Problem: Give the data below again exactly as it stands. Omit the pictures.

Recorded data:
* Start *
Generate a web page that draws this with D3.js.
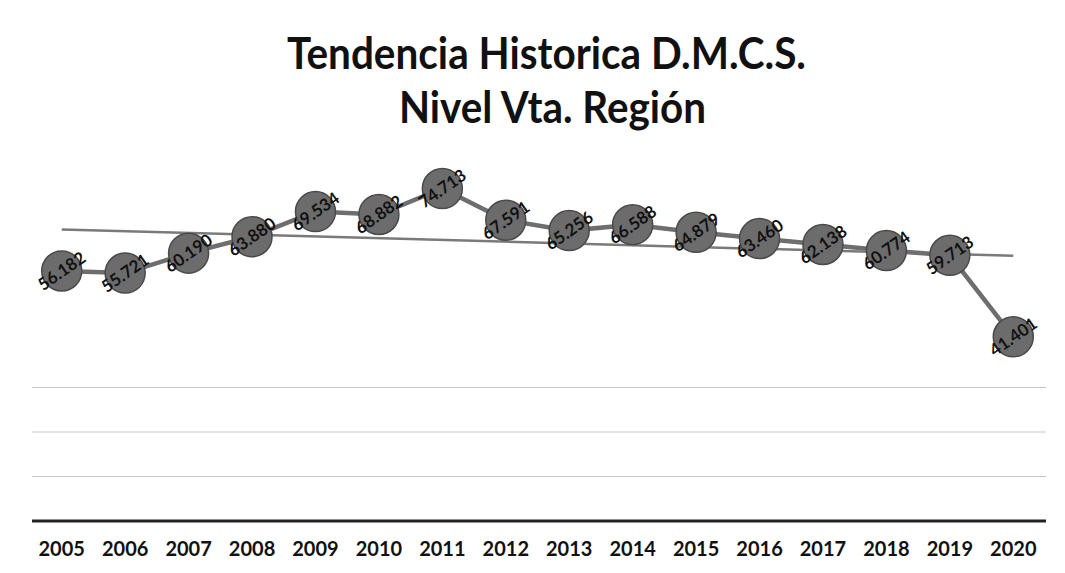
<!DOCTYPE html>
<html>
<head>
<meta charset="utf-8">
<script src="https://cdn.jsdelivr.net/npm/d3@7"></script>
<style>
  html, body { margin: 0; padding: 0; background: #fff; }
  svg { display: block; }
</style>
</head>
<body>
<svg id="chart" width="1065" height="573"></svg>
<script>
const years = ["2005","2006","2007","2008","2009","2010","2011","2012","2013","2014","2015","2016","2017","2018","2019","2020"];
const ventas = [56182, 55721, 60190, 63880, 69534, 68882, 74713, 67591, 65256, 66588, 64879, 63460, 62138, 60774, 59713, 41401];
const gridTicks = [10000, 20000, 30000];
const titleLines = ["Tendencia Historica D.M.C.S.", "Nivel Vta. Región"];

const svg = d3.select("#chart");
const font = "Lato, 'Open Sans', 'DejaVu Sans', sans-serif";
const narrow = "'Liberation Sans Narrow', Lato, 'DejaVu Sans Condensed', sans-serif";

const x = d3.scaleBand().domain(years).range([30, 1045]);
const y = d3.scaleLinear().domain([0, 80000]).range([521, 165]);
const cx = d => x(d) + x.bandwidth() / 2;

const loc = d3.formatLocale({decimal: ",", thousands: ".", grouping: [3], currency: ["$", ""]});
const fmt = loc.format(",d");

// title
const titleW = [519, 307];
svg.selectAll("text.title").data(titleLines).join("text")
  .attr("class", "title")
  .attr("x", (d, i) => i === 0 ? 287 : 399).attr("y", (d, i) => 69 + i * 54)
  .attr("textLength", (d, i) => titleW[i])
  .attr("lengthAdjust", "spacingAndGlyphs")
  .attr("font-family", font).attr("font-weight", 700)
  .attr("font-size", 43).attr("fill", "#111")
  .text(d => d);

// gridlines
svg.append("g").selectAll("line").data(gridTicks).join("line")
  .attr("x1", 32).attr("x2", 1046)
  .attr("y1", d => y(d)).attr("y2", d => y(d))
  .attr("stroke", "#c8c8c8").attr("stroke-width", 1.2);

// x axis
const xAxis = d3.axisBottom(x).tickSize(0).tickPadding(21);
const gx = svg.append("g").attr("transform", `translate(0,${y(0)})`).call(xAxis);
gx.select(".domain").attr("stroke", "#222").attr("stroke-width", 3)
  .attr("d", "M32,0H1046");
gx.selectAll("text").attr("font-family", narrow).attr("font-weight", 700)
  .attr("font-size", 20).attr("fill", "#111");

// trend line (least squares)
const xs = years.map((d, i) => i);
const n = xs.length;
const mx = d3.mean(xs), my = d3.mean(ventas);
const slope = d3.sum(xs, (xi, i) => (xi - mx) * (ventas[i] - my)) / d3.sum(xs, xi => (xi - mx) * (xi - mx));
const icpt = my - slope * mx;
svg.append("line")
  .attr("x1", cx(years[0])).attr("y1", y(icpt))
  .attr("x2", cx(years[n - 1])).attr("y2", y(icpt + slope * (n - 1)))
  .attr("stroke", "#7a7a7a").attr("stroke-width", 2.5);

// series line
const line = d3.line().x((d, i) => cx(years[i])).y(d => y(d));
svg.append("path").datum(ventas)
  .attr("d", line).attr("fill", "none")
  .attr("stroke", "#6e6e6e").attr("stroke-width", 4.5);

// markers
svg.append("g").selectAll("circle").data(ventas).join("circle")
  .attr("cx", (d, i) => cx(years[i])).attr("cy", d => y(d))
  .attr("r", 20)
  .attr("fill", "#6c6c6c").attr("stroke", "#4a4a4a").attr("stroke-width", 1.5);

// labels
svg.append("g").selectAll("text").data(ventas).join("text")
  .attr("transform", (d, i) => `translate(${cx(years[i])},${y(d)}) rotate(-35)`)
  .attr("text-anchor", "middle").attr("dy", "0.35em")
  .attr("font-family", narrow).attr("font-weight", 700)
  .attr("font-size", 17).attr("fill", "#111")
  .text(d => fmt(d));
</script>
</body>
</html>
* End *
Solution to the problem:
Generate a web page that draws this with D3.js.
<!DOCTYPE html>
<html>
<head>
<meta charset="utf-8">
<script src="https://cdn.jsdelivr.net/npm/d3@7"></script>
<style>
  html, body { margin: 0; padding: 0; background: #fff; }
  svg { display: block; }
</style>
</head>
<body>
<svg id="chart" width="1065" height="573"></svg>
<script>
const years = ["2005","2006","2007","2008","2009","2010","2011","2012","2013","2014","2015","2016","2017","2018","2019","2020"];
const ventas = [56182, 55721, 60190, 63880, 69534, 68882, 74713, 67591, 65256, 66588, 64879, 63460, 62138, 60774, 59713, 41401];
const gridTicks = [10000, 20000, 30000];
const titleLines = ["Tendencia Historica D.M.C.S.", "Nivel Vta. Región"];

const svg = d3.select("#chart");
const font = "Lato, 'Open Sans', 'DejaVu Sans', sans-serif";
const narrow = "'Liberation Sans Narrow', Lato, 'DejaVu Sans Condensed', sans-serif";

const x = d3.scaleBand().domain(years).range([30, 1045]);
const y = d3.scaleLinear().domain([0, 80000]).range([521, 165]);
const cx = d => x(d) + x.bandwidth() / 2;

const loc = d3.formatLocale({decimal: ",", thousands: ".", grouping: [3], currency: ["$", ""]});
const fmt = loc.format(",d");

// title
const titleW = [519, 307];
svg.selectAll("text.title").data(titleLines).join("text")
  .attr("class", "title")
  .attr("x", (d, i) => i === 0 ? 287 : 399).attr("y", (d, i) => 69 + i * 54)
  .attr("textLength", (d, i) => titleW[i])
  .attr("lengthAdjust", "spacingAndGlyphs")
  .attr("font-family", font).attr("font-weight", 700)
  .attr("font-size", 43).attr("fill", "#111")
  .text(d => d);

// gridlines
svg.append("g").selectAll("line").data(gridTicks).join("line")
  .attr("x1", 32).attr("x2", 1046)
  .attr("y1", d => y(d)).attr("y2", d => y(d))
  .attr("stroke", "#c8c8c8").attr("stroke-width", 1.2);

// x axis
const xAxis = d3.axisBottom(x).tickSize(0).tickPadding(21);
const gx = svg.append("g").attr("transform", `translate(0,${y(0)})`).call(xAxis);
gx.select(".domain").attr("stroke", "#222").attr("stroke-width", 3)
  .attr("d", "M32,0H1046");
gx.selectAll("text").attr("font-family", narrow).attr("font-weight", 700)
  .attr("font-size", 20).attr("fill", "#111");

// trend line (least squares)
const xs = years.map((d, i) => i);
const n = xs.length;
const mx = d3.mean(xs), my = d3.mean(ventas);
const slope = d3.sum(xs, (xi, i) => (xi - mx) * (ventas[i] - my)) / d3.sum(xs, xi => (xi - mx) * (xi - mx));
const icpt = my - slope * mx;
svg.append("line")
  .attr("x1", cx(years[0])).attr("y1", y(icpt))
  .attr("x2", cx(years[n - 1])).attr("y2", y(icpt + slope * (n - 1)))
  .attr("stroke", "#7a7a7a").attr("stroke-width", 2.5);

// series line
const line = d3.line().x((d, i) => cx(years[i])).y(d => y(d));
svg.append("path").datum(ventas)
  .attr("d", line).attr("fill", "none")
  .attr("stroke", "#6e6e6e").attr("stroke-width", 4.5);

// markers
svg.append("g").selectAll("circle").data(ventas).join("circle")
  .attr("cx", (d, i) => cx(years[i])).attr("cy", d => y(d))
  .attr("r", 20)
  .attr("fill", "#6c6c6c").attr("stroke", "#4a4a4a").attr("stroke-width", 1.5);

// labels
svg.append("g").selectAll("text").data(ventas).join("text")
  .attr("transform", (d, i) => `translate(${cx(years[i])},${y(d)}) rotate(-35)`)
  .attr("text-anchor", "middle").attr("dy", "0.35em")
  .attr("font-family", narrow).attr("font-weight", 700)
  .attr("font-size", 17).attr("fill", "#111")
  .text(d => fmt(d));
</script>
</body>
</html>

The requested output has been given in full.